## BEGIN Task input
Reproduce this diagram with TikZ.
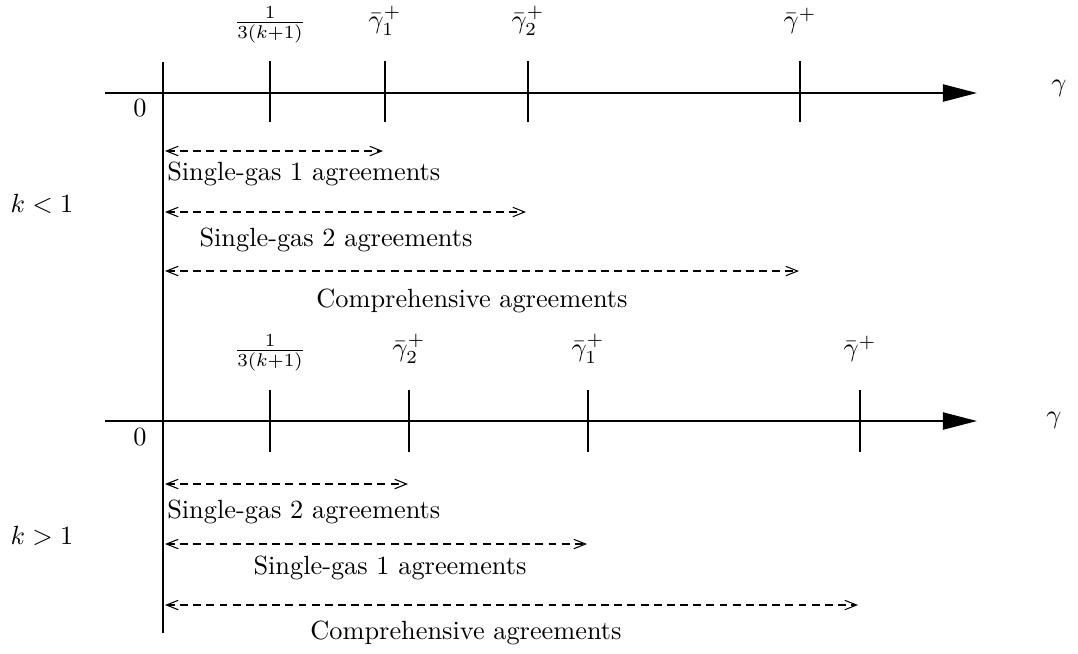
\documentclass[tikz,border=0pt]{standalone}
\usepackage{amsmath}
\usepackage{tikz}
\usetikzlibrary{arrows,arrows.meta}
\usetikzlibrary{calc}

\begin{document}
\begin{tikzpicture}[line cap=butt,line join=round,x=0.38pt,y=-0.38pt,
  axis/.style={line width=.8pt,-{Triangle[length=13pt,width=6.5pt]}},
  tick/.style={line width=.8pt},
  agreement/.style={{Straight Barb[length=4.5pt,width=3.6pt,line width=.4pt]}-{Straight Barb[length=4.5pt,width=3.6pt,line width=.4pt]},line width=.4pt,dash pattern=on 3pt off 2pt}]
\useasboundingbox (0,0) rectangle (1078,653);
% vertical axis
\draw[line width=.8pt] (163,62) -- (163,633);
%%%% case k < 1
\draw[axis] (105,93) -- (977,93);
\draw (1059,88) node {$\gamma$};
\draw (140,108) node {$0$};
\draw (270,25) node {$\frac{1}{3(k+1)}$};
\foreach \x/\lab in {385/{\bar{\gamma}_1^+},528/{\bar{\gamma}_2^+},800/{\bar{\gamma}^+}}
\draw (\x,21) node {$\lab$};
\foreach \x in {270,385,528,800}
\draw[tick] (\x,61) -- (\x,122);
\draw (42,204) node {$k<1$};
\draw[agreement] (165,151) -- (383,151);
\draw (158,174) node[right] {Single-gas 1 agreements};
\draw[agreement] (165,212) -- (526,212);
\draw (336,240) node {Single-gas 2 agreements};
\draw[agreement] (165,271) -- (799,271);
\draw (472,301) node {Comprehensive agreements};
%%%% case k > 1
\draw[axis] (105,421) -- (977,421);
\draw (1054,420) node {$\gamma$};
\draw (140,437) node {$0$};
\draw (270,353) node {$\frac{1}{3(k+1)}$};
\foreach \x/\lab in {409/{\bar{\gamma}_2^+},588/{\bar{\gamma}_1^+},860/{\bar{\gamma}^+}}
\draw (\x,349) node {$\lab$};
\foreach \x in {270,409,588,860}
\draw[tick] (\x,390) -- (\x,452);
\draw (42,536) node {$k>1$};
\draw[agreement] (165,484) -- (408,484);
\draw (158,512) node[right] {Single-gas 2 agreements};
\draw[agreement] (165,544) -- (587,544);
\draw (390,568) node {Single-gas 1 agreements};
\draw[agreement] (165,605) -- (858,605);
\draw (466,633) node {Comprehensive agreements};
\end{tikzpicture}
\end{document}
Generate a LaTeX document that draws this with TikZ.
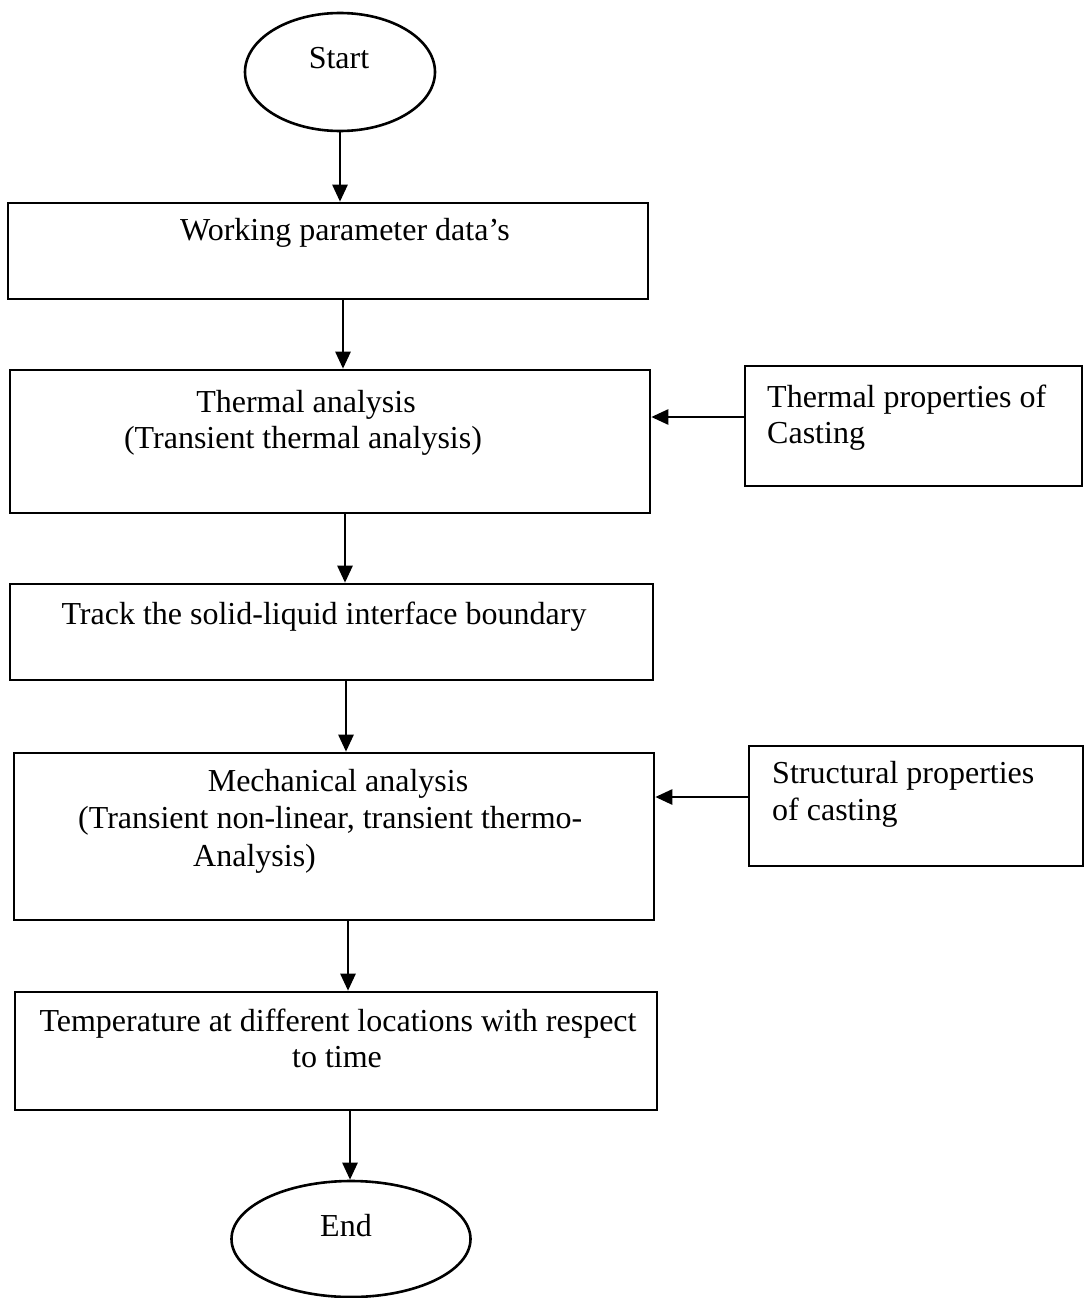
## END Task input
■ What you will do ■
Repeat the records above exactly, leaving out the pictures.

■ Result of the task ■
Reproduce this diagram with TikZ.
\documentclass[tikz,border=0pt]{standalone}
\usepackage{amsmath}
\usepackage{tikz}
\usetikzlibrary{arrows,arrows.meta}
\usetikzlibrary{calc}

\begin{document}
\begin{tikzpicture}[line cap=butt,line join=round,x=0.38pt,y=-0.38pt,
  axis/.style={line width=.8pt,-{Triangle[length=13pt,width=6.5pt]}},
  tick/.style={line width=.8pt},
  agreement/.style={{Straight Barb[length=4.5pt,width=3.6pt,line width=.4pt]}-{Straight Barb[length=4.5pt,width=3.6pt,line width=.4pt]},line width=.4pt,dash pattern=on 3pt off 2pt}]
\useasboundingbox (0,0) rectangle (1078,653);
% vertical axis
\draw[line width=.8pt] (163,62) -- (163,633);
%%%% case k < 1
\draw[axis] (105,93) -- (977,93);
\draw (1059,88) node {$\gamma$};
\draw (140,108) node {$0$};
\draw (270,25) node {$\frac{1}{3(k+1)}$};
\foreach \x/\lab in {385/{\bar{\gamma}_1^+},528/{\bar{\gamma}_2^+},800/{\bar{\gamma}^+}}
\draw (\x,21) node {$\lab$};
\foreach \x in {270,385,528,800}
\draw[tick] (\x,61) -- (\x,122);
\draw (42,204) node {$k<1$};
\draw[agreement] (165,151) -- (383,151);
\draw (158,174) node[right] {Single-gas 1 agreements};
\draw[agreement] (165,212) -- (526,212);
\draw (336,240) node {Single-gas 2 agreements};
\draw[agreement] (165,271) -- (799,271);
\draw (472,301) node {Comprehensive agreements};
%%%% case k > 1
\draw[axis] (105,421) -- (977,421);
\draw (1054,420) node {$\gamma$};
\draw (140,437) node {$0$};
\draw (270,353) node {$\frac{1}{3(k+1)}$};
\foreach \x/\lab in {409/{\bar{\gamma}_2^+},588/{\bar{\gamma}_1^+},860/{\bar{\gamma}^+}}
\draw (\x,349) node {$\lab$};
\foreach \x in {270,409,588,860}
\draw[tick] (\x,390) -- (\x,452);
\draw (42,536) node {$k>1$};
\draw[agreement] (165,484) -- (408,484);
\draw (158,512) node[right] {Single-gas 2 agreements};
\draw[agreement] (165,544) -- (587,544);
\draw (390,568) node {Single-gas 1 agreements};
\draw[agreement] (165,605) -- (858,605);
\draw (466,633) node {Comprehensive agreements};
\end{tikzpicture}
\end{document}
Generate a LaTeX document that draws this with TikZ.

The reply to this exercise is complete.